What you have to do - Without the pictures, extract every line from the start of the material to the line containing "dabigatrana i rivaroksabana", both ends included.

Excerpted records -
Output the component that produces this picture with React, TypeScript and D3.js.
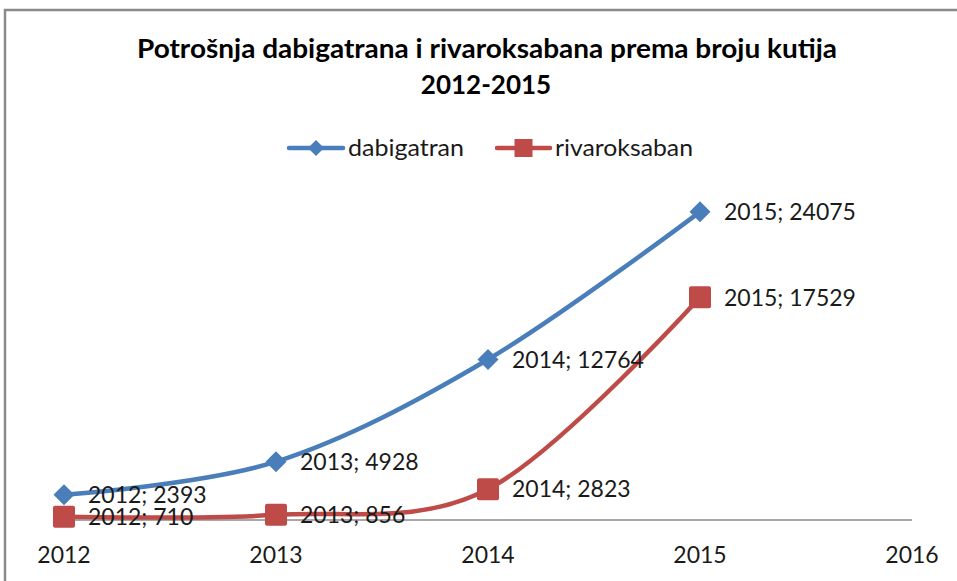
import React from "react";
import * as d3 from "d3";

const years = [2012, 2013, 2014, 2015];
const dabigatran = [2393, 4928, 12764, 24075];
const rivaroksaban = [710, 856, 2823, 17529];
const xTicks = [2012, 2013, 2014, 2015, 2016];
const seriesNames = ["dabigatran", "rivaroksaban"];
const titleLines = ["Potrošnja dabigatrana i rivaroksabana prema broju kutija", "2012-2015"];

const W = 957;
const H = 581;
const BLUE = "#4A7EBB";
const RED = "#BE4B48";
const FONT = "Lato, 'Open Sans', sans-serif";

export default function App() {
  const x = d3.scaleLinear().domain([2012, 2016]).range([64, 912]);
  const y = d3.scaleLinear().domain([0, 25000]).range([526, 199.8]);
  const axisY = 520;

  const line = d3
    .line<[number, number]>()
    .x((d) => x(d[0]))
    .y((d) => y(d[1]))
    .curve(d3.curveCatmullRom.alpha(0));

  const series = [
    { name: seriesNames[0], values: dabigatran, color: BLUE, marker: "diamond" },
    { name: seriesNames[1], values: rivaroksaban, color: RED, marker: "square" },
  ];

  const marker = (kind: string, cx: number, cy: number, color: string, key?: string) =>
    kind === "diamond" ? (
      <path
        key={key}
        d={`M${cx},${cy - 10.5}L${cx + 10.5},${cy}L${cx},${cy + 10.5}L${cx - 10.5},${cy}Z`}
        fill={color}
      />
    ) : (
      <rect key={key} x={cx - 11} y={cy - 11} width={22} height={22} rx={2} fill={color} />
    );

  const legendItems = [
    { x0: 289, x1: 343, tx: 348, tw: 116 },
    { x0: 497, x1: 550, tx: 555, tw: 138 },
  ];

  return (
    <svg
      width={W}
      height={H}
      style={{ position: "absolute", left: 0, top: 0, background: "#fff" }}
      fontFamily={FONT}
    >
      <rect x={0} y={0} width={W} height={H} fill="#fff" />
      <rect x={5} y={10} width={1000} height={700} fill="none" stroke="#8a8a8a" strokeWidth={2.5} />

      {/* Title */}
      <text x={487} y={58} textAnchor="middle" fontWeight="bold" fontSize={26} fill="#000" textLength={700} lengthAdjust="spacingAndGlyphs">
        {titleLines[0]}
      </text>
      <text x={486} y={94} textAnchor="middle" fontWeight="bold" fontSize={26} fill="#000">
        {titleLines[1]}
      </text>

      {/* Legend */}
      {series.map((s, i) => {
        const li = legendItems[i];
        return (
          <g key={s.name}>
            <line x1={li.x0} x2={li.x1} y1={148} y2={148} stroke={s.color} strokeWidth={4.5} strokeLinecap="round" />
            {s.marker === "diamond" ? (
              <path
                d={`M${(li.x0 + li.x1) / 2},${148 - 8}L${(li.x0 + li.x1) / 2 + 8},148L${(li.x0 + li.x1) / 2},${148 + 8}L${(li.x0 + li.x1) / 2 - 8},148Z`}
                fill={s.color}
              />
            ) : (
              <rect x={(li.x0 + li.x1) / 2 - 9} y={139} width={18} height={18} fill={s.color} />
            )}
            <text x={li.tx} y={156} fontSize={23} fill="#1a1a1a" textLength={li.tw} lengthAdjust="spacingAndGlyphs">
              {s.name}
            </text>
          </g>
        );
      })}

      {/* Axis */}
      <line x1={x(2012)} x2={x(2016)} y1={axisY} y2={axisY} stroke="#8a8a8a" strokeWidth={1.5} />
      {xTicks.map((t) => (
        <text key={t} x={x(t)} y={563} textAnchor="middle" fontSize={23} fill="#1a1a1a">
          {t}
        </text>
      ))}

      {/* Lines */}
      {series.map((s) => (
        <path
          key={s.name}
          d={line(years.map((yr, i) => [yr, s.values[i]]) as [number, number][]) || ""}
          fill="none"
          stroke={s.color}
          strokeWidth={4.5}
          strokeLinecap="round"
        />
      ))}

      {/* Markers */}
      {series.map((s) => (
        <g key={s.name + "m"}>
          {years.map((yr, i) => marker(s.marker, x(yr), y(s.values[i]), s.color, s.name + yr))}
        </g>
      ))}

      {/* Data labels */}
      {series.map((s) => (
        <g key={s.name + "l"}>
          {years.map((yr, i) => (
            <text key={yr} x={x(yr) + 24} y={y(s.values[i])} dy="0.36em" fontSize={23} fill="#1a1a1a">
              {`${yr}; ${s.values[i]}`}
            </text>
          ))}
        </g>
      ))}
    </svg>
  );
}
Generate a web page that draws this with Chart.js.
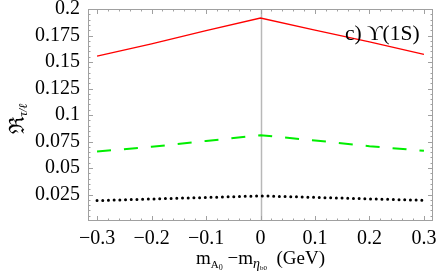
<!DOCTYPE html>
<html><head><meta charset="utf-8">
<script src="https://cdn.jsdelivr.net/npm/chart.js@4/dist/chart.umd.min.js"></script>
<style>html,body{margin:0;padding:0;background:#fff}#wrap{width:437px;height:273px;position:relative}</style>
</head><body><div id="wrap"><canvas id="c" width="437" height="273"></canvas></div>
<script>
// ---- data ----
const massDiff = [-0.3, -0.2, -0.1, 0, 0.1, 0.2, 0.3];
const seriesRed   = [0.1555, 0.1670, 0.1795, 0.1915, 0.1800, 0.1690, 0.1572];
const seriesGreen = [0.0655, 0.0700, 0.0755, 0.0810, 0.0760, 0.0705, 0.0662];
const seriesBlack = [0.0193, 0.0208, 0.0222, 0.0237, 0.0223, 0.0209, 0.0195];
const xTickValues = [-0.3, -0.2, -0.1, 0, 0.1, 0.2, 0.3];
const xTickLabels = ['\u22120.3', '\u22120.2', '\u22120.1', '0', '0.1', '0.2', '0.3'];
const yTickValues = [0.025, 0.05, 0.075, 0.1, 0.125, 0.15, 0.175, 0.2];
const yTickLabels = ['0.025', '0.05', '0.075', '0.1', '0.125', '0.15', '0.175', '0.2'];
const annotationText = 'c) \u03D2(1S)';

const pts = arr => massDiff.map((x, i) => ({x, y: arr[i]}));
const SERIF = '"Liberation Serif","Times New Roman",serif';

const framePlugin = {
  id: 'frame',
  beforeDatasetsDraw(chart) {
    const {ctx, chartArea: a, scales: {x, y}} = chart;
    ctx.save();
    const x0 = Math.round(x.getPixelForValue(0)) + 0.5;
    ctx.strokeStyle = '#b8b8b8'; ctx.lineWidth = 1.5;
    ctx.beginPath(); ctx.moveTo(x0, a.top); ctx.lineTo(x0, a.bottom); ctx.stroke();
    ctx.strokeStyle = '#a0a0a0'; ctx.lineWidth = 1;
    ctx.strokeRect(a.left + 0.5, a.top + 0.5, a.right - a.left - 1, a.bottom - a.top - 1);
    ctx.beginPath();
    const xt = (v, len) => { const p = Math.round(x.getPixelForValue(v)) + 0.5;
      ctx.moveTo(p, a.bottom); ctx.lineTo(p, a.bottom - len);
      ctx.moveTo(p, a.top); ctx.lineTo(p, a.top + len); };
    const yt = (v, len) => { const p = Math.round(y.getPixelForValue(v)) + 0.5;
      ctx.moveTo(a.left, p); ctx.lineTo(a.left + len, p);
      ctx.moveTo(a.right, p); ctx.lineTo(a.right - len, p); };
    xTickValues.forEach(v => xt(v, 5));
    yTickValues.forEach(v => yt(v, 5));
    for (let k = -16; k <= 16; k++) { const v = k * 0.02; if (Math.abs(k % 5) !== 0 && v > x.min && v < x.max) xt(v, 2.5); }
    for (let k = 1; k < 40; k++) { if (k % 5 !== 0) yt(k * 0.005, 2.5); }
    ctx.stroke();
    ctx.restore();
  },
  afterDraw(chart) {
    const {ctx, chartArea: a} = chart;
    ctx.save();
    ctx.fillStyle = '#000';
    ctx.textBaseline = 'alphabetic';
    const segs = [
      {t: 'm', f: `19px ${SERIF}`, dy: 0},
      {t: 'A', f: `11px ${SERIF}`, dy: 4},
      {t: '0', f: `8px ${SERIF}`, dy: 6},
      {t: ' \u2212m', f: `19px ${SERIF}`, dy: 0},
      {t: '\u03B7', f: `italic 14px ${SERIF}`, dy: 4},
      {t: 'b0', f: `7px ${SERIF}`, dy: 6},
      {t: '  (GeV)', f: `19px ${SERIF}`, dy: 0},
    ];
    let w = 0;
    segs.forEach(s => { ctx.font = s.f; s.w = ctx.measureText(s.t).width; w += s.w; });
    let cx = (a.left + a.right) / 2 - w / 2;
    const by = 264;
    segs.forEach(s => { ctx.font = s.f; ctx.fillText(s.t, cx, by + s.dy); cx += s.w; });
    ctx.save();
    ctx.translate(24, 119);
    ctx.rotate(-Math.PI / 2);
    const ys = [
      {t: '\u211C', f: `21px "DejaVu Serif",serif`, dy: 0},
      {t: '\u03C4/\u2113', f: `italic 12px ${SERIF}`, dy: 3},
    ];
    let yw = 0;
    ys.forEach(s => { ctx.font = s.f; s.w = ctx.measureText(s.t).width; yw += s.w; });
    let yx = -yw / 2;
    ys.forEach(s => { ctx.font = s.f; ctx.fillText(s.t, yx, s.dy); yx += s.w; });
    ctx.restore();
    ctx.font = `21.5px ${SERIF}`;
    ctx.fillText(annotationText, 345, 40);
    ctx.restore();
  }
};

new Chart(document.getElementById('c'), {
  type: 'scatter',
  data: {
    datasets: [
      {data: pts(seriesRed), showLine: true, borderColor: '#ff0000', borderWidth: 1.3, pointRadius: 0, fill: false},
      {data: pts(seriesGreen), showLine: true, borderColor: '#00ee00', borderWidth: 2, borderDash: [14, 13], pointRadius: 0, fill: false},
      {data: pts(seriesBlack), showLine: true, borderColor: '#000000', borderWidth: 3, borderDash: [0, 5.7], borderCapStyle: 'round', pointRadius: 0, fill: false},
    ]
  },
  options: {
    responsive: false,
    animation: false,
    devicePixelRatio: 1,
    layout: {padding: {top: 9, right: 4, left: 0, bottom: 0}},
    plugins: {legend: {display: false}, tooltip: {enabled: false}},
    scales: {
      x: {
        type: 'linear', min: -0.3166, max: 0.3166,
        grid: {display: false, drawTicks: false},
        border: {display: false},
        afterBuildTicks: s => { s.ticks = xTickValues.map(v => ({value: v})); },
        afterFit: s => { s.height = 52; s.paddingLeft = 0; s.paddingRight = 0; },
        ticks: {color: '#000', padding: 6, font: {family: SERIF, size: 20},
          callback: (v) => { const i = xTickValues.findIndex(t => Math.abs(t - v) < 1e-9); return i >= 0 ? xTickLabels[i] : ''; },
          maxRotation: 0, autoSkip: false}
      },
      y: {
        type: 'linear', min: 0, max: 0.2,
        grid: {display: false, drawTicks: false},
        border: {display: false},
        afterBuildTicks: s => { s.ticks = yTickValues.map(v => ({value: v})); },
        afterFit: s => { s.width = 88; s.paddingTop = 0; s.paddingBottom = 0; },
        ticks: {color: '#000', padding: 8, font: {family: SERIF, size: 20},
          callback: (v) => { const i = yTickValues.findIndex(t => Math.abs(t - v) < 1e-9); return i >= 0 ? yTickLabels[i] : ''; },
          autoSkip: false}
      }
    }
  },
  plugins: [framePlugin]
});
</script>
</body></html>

Completed task -
Output the component that produces this picture with React, TypeScript and D3.js.
import React from "react";
import * as d3 from "d3";

const years = [2012, 2013, 2014, 2015];
const dabigatran = [2393, 4928, 12764, 24075];
const rivaroksaban = [710, 856, 2823, 17529];
const xTicks = [2012, 2013, 2014, 2015, 2016];
const seriesNames = ["dabigatran", "rivaroksaban"];
const titleLines = ["Potrošnja dabigatrana i rivaroksabana prema broju kutija", "2012-2015"];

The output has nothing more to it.